#### Stated task
Extract the lines of the material below, beginning with the first and ending with the line that holds "import math". Skip every picture.

#### Material
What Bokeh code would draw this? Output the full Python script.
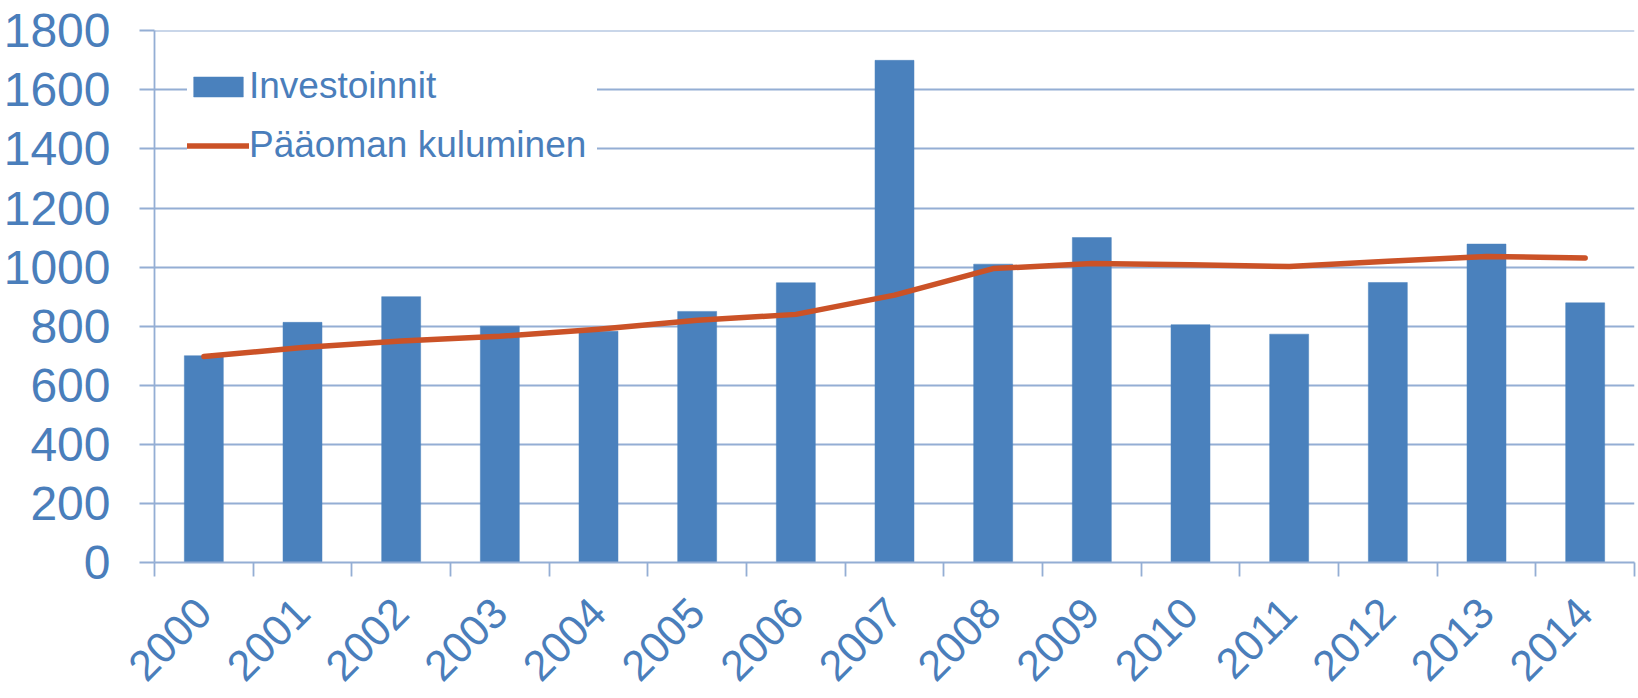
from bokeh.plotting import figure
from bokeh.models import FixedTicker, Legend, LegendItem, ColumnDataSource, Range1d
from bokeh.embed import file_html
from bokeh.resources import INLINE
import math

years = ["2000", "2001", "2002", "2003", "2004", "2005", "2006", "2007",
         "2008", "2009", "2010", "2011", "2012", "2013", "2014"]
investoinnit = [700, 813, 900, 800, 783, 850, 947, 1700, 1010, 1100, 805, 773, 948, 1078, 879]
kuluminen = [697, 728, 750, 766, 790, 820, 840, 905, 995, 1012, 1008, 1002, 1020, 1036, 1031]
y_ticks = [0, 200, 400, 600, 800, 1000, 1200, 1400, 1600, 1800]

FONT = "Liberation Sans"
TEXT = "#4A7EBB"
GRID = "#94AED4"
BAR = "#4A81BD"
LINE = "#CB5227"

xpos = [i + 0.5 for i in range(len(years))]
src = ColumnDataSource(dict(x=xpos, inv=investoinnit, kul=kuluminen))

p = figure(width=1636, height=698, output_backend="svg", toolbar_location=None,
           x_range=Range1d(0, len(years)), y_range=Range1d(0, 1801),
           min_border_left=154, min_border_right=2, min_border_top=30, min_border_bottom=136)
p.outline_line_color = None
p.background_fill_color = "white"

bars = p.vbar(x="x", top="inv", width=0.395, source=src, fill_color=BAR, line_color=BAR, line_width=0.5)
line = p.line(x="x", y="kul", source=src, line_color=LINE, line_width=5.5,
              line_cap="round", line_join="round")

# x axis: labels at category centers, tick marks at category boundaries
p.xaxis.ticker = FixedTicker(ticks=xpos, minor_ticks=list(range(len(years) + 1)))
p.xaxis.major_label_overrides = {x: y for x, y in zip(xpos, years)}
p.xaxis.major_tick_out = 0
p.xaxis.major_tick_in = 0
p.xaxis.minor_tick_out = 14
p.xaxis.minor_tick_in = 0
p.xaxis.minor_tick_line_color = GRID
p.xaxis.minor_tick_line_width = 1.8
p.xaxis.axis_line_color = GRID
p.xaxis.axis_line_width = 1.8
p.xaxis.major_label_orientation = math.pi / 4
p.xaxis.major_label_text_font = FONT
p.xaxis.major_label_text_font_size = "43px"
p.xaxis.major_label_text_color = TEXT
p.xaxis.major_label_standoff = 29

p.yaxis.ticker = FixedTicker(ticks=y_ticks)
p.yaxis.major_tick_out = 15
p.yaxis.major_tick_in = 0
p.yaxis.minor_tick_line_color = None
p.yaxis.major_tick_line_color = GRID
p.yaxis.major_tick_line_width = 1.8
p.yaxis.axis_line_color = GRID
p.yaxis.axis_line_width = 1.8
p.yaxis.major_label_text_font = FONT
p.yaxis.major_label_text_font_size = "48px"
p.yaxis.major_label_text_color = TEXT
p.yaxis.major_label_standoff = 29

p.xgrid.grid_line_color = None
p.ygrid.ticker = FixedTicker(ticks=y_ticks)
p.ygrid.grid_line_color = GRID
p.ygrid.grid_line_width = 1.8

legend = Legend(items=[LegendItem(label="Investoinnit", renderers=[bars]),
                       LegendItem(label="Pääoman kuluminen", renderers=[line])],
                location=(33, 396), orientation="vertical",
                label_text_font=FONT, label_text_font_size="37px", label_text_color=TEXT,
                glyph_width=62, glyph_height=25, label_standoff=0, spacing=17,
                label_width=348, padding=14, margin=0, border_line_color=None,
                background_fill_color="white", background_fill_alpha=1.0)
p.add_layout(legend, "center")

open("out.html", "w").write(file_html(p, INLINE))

#### Solution to this problem
What Bokeh code would draw this? Output the full Python script.
from bokeh.plotting import figure
from bokeh.models import FixedTicker, Legend, LegendItem, ColumnDataSource, Range1d
from bokeh.embed import file_html
from bokeh.resources import INLINE
import math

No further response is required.